You bring up some very good points Ms. McDaniels.  I wish you had mentioned that the movie "Babe" (wasn't that the one about the pig?) used The Organ Symphony by Saint-Saens for the conclusion and throughout the whole movie.

However, during the Golden Age of Hollywood, a lot of composers who worked in the Classical style were able to make very successful careers for themselves; some of their film compositions standing on their own as compositions independent of the film.  Bernard Herrmann is an excellent example.  Starting in New York in the 30's with Aaron Copland, Orson Welles eventually brought him to Hollywood where he scored intriguing, dramatic scores that have echoes of the past, as well as being an entirely new compositions.

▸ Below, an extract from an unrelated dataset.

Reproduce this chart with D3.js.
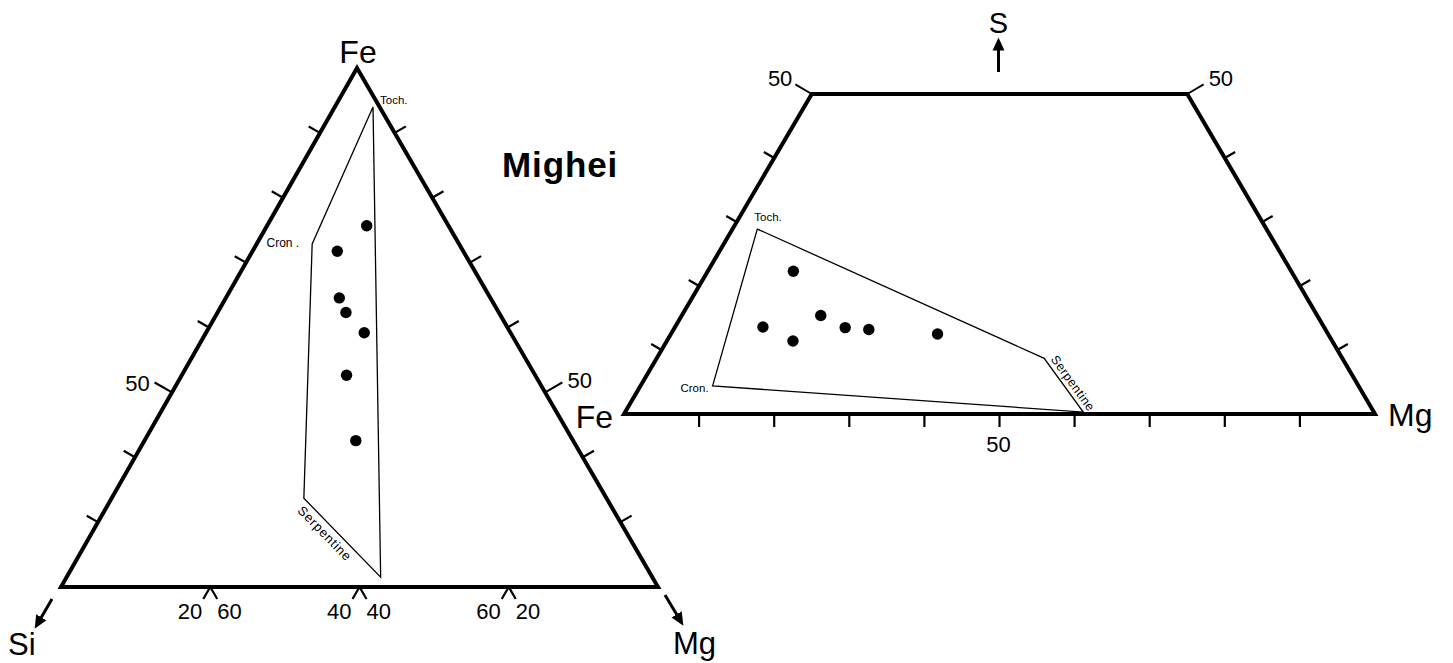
<!DOCTYPE html>
<html>
<head>
<meta charset="utf-8">
<script src="https://cdn.jsdelivr.net/npm/d3@7"></script>
<style>
  html, body { margin: 0; padding: 0; background: #fff; }
  svg { display: block; }
  text { font-family: "Liberation Sans", Arial, Helvetica, sans-serif; fill: #000; }
</style>
</head>
<body>
<svg id="chart" width="1453" height="663"></svg>
<script>
// ---- Fe–Mg–Si diagram (left): compositions as [Fe, Mg, Si] ----
const feMgSiPoints = [
  [69.6, 16.7, 13.7],
  [64.7, 14.2, 21.1],
  [55.7, 19.0, 25.3],
  [52.9, 21.5, 25.6],
  [49.0, 26.5, 24.5],
  [40.8, 27.6, 31.6],
  [28.2, 35.4, 36.4]
];
// serpentine field: Toch., Cron., lower-left, lower-right
const feMgSiField = [
  [92.5, 6.4, 1.1],
  [66.1, 9.3, 24.6],
  [17.1, 32.2, 50.7],
  [1.9, 52.6, 45.5]
];
const fieldLabelsLeft = ["Toch.", "Cron ."];
// edge ticks (percent of edge length, measured from the Fe apex)
const sideTicksLeft = [12.5, 25, 37.5, 50, 62.5, 75, 87.5];
const sideTickLabelLeft = { 62.5: "50" };
// base ticks (percent Mg along Si–Mg join) with paired labels
const baseTicksLeft = [25, 50, 75];
const baseTickLabelsLeft = [["20", "60"], ["40", "40"], ["60", "20"]];

// ---- Fe–Mg–S diagram (right, truncated at S = 50): [Fe, Mg, S] ----
const feMgSPoints = [
  [66.3, 11.4, 22.3],
  [74.7, 11.7, 13.6],
  [71.8, 16.8, 11.4],
  [66.1, 18.5, 15.4],
  [63.8, 22.7, 13.5],
  [60.8, 26.0, 13.2],
  [52.0, 35.5, 12.5]
];
// field: Toch., serpentine upper, serpentine lower, Cron.
const feMgSField = [
  [67.8, 3.3, 28.9],
  [39.7, 51.6, 8.7],
  [38.7, 61.0, 0.3],
  [86.0, 9.6, 4.4]
];
const baseTicksRight = [10, 20, 30, 40, 50, 60, 70, 80, 90];
const baseTickLabelRight = { 50: "50" };
const sideTicksRight = [10, 20, 30, 40];
const sMax = 50;

const svg = d3.select("#chart");
svg.append("rect").attr("width", 1453).attr("height", 663).attr("fill", "#fff");

const pct = d3.scaleLinear().domain([0, 100]).range([0, 1]);

// barycentric projection onto three corner positions
function ternary(verts) {
  return comp => {
    const w = comp.map(v => pct(v));
    const s = d3.sum(w);
    return [
      d3.sum(w, (wi, i) => wi * verts[i][0]) / s,
      d3.sum(w, (wi, i) => wi * verts[i][1]) / s
    ];
  };
}
function outward(p, a, b, c) {
  // unit normal of edge a-b pointing away from c
  const dx = b[0] - a[0], dy = b[1] - a[1];
  const L = Math.hypot(dx, dy);
  let n = [-dy / L, dx / L];
  if ((c[0] - p[0]) * n[0] + (c[1] - p[1]) * n[1] > 0) n = [-n[0], -n[1]];
  return n;
}

const defs = svg.append("defs");
defs.append("marker").attr("id", "head")
  .attr("viewBox", "0 0 10 10").attr("refX", 5).attr("refY", 5)
  .attr("markerWidth", 4.4).attr("markerHeight", 4.4).attr("orient", "auto")
  .append("path").attr("d", "M0,0.5 L10,5 L0,9.5 Z").attr("fill", "#000");

const line = d3.line();

// ================= LEFT TRIANGLE =================
const L = { fe: [357, 68], mg: [658, 587], si: [61, 587] };
const projL = ternary([L.fe, L.mg, L.si]);
const gL = svg.append("g");

gL.append("path")
  .attr("d", line([projL([100, 0, 0]), projL([0, 100, 0]), projL([0, 0, 100])]) + "Z")
  .attr("fill", "none").attr("stroke", "#000").attr("stroke-width", 4)
  .attr("stroke-linejoin", "miter");

// side ticks (left edge Fe–Si, right edge Fe–Mg)
[["si", t => [100 - t, 0, t], -1], ["mg", t => [100 - t, t, 0], 1]].forEach(([end, comp, side]) => {
  sideTicksLeft.forEach(t => {
    const p = projL(comp(t));
    const n = outward(p, L.fe, L[end], end === "si" ? L.mg : L.si);
    const labelled = sideTickLabelLeft[t] !== undefined;
    const len = labelled ? 20 : 13;
    const q = [p[0] + n[0] * len, p[1] + n[1] * len];
    gL.append("line").attr("x1", p[0]).attr("y1", p[1]).attr("x2", q[0]).attr("y2", q[1])
      .attr("stroke", "#000").attr("stroke-width", 2.2);
    if (labelled) {
      gL.append("text")
        .attr("x", side < 0 ? q[0] - 5 : q[0] + 5)
        .attr("y", side < 0 ? q[1] + 9 : q[1] + 6)
        .attr("text-anchor", side < 0 ? "end" : "start")
        .attr("font-size", 22).text(sideTickLabelLeft[t]);
    }
  });
});

// base carets with paired labels
baseTicksLeft.forEach((t, i) => {
  const p = projL([0, t, 100 - t]);
  gL.append("path")
    .attr("d", line([[p[0] - 7, p[1] + 12], [p[0], p[1]], [p[0] + 7, p[1] + 12]]))
    .attr("fill", "none").attr("stroke", "#000").attr("stroke-width", 2.2);
  gL.append("text").attr("x", p[0] - 8).attr("y", p[1] + 32)
    .attr("text-anchor", "end").attr("font-size", 22).text(baseTickLabelsLeft[i][0]);
  gL.append("text").attr("x", p[0] + 7).attr("y", p[1] + 32)
    .attr("text-anchor", "start").attr("font-size", 22).text(baseTickLabelsLeft[i][1]);
});

// serpentine field
const fL = feMgSiField.map(projL);
gL.append("path").attr("d", line(fL) + "Z")
  .attr("fill", "none").attr("stroke", "#000").attr("stroke-width", 1.3);
gL.append("text").attr("x", fL[0][0] + 7).attr("y", fL[0][1] - 3)
  .attr("font-size", 11.5).text(fieldLabelsLeft[0]);
gL.append("text").attr("x", fL[1][0] - 13).attr("y", fL[1][1] + 3)
  .attr("text-anchor", "end").attr("font-size", 12).text(fieldLabelsLeft[1]);
{
  const a = fL[2], b = fL[3];
  const ang = Math.atan2(b[1] - a[1], b[0] - a[0]) * 180 / Math.PI;
  gL.append("text")
    .attr("transform", `translate(${a[0] - 7},${a[1] + 13}) rotate(${ang})`)
    .attr("font-size", 13).attr("letter-spacing", 0.8).text("Serpentine");
}

// analyses
gL.selectAll("circle").data(feMgSiPoints).join("circle")
  .attr("cx", d => projL(d)[0]).attr("cy", d => projL(d)[1])
  .attr("r", 5.7).attr("fill", "#000");

// corner labels and arrows
gL.append("text").attr("x", L.fe[0] + 1).attr("y", L.fe[1] - 5)
  .attr("text-anchor", "middle").attr("font-size", 32).text("Fe");
gL.append("line").attr("x1", L.si[0] - 9).attr("y1", L.si[1] + 12)
  .attr("x2", L.si[0] - 23).attr("y2", L.si[1] + 36)
  .attr("stroke", "#000").attr("stroke-width", 3).attr("marker-end", "url(#head)");
gL.append("text").attr("x", 8).attr("y", L.si[1] + 68).attr("font-size", 31).text("Si");
gL.append("line").attr("x1", L.mg[0] + 7).attr("y1", L.mg[1] + 8)
  .attr("x2", L.mg[0] + 22).attr("y2", L.mg[1] + 33)
  .attr("stroke", "#000").attr("stroke-width", 3).attr("marker-end", "url(#head)");
gL.append("text").attr("x", 673).attr("y", L.mg[1] + 67).attr("font-size", 31).text("Mg");

// title
svg.append("text").attr("x", 502).attr("y", 177)
  .attr("font-size", 35).attr("font-weight", "bold").attr("letter-spacing", 0.9).text("Mighei");

// ================= RIGHT TRAPEZOID =================
const R = { fe: [624, 414], mg: [1375, 414], s: [999.5, -226] };
const projR = ternary([R.fe, R.mg, R.s]);
const gR = svg.append("g");

const corners = [projR([100, 0, 0]), projR([0, 100, 0]),
  projR([0, 100 - sMax, sMax]), projR([100 - sMax, 0, sMax])];
gR.append("path").attr("d", line(corners) + "Z")
  .attr("fill", "none").attr("stroke", "#000").attr("stroke-width", 4)
  .attr("stroke-linejoin", "miter");

// base ticks
baseTicksRight.forEach(t => {
  const p = projR([100 - t, t, 0]);
  gR.append("line").attr("x1", p[0]).attr("y1", p[1]).attr("x2", p[0]).attr("y2", p[1] + 13)
    .attr("stroke", "#000").attr("stroke-width", 2.2);
  if (baseTickLabelRight[t]) {
    gR.append("text").attr("x", p[0] - 1).attr("y", p[1] + 38)
      .attr("text-anchor", "middle").attr("font-size", 22).text(baseTickLabelRight[t]);
  }
});

// side ticks on the Fe–S and Mg–S edges, leader ticks at the S = 50 corners
[[t => [100 - t, 0, t], R.fe, R.mg, -1], [t => [0, 100 - t, t], R.mg, R.fe, 1]].forEach(([comp, a, other, side]) => {
  sideTicksRight.concat([sMax]).forEach(t => {
    const p = projR(comp(t));
    const n = outward(p, a, R.s, other);
    const len = t === sMax ? 19 : 12;
    const q = [p[0] + n[0] * len, p[1] + n[1] * len];
    gR.append("line").attr("x1", p[0]).attr("y1", p[1]).attr("x2", q[0]).attr("y2", q[1])
      .attr("stroke", "#000").attr("stroke-width", t === sMax ? 1.8 : 2.2);
    if (t === sMax) {
      gR.append("text").attr("x", side < 0 ? q[0] - 3 : q[0] + 5).attr("y", q[1] + 2)
        .attr("text-anchor", side < 0 ? "end" : "start").attr("font-size", 22).text(String(sMax));
    }
  });
});

// field
const fR = feMgSField.map(projR);
gR.append("path").attr("d", line(fR) + "Z")
  .attr("fill", "none").attr("stroke", "#000").attr("stroke-width", 1.3);
gR.append("text").attr("x", fR[0][0] - 3).attr("y", fR[0][1] - 8)
  .attr("font-size", 11.5).text("Toch.");
gR.append("text").attr("x", fR[3][0] - 4).attr("y", fR[3][1] + 6)
  .attr("text-anchor", "end").attr("font-size", 11.5).text("Cron.");
{
  const a = fR[1], b = fR[2];
  const ang = Math.atan2(b[1] - a[1], b[0] - a[0]) * 180 / Math.PI;
  gR.append("text")
    .attr("transform", `translate(${a[0] + 6},${a[1] + 1}) rotate(${ang})`)
    .attr("font-size", 12.5).attr("letter-spacing", 0.5).text("Serpentine");
}

gR.selectAll("circle").data(feMgSPoints).join("circle")
  .attr("cx", d => projR(d)[0]).attr("cy", d => projR(d)[1])
  .attr("r", 5.7).attr("fill", "#000");

// corner labels
gR.append("text").attr("x", R.fe[0] - 11).attr("y", R.fe[1] + 14)
  .attr("text-anchor", "end").attr("font-size", 32).text("Fe");
gR.append("text").attr("x", R.mg[0] + 13).attr("y", R.mg[1] + 12)
  .attr("font-size", 32).text("Mg");
const topMid = projR([25, 25, 50]);
gR.append("line").attr("x1", topMid[0] - 1).attr("y1", topMid[1] - 22)
  .attr("x2", topMid[0] - 1).attr("y2", topMid[1] - 50)
  .attr("stroke", "#000").attr("stroke-width", 3).attr("marker-end", "url(#head)");
gR.append("text").attr("x", topMid[0] - 1).attr("y", topMid[1] - 61)
  .attr("text-anchor", "middle").attr("font-size", 29).text("S");
</script>
</body>
</html>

Even Martin Sorcese said about Herrmann's Hitchcock's scores that they were "like a vortex."  Sorcese said that it reminded him of Wagner because of the "endless melody" or "endless sound."  If one listens to Herrmann's superb score for Vertigo carefully, one can easily make a comparison to Wagner's Tristan and Isolde.  And Vertigo was also about "endless love."  There was a melody that just continued in lush traditional harmonies; which reaches a climax (almost sexual, like Wagner) and then ends softly, drawn-out, sustained, almost as if it doesn't want to end before reaching a peaceful conclusion.  (I wish WFMT would play this music sometime.)

"I'd  like to thank a very dear, dead composer," actually did happen in 1947; at the Oscar ceremony, Tiomkin thanked Brahms, Beethoven, Mozart, Strauss and Schubert while the audience was snickering.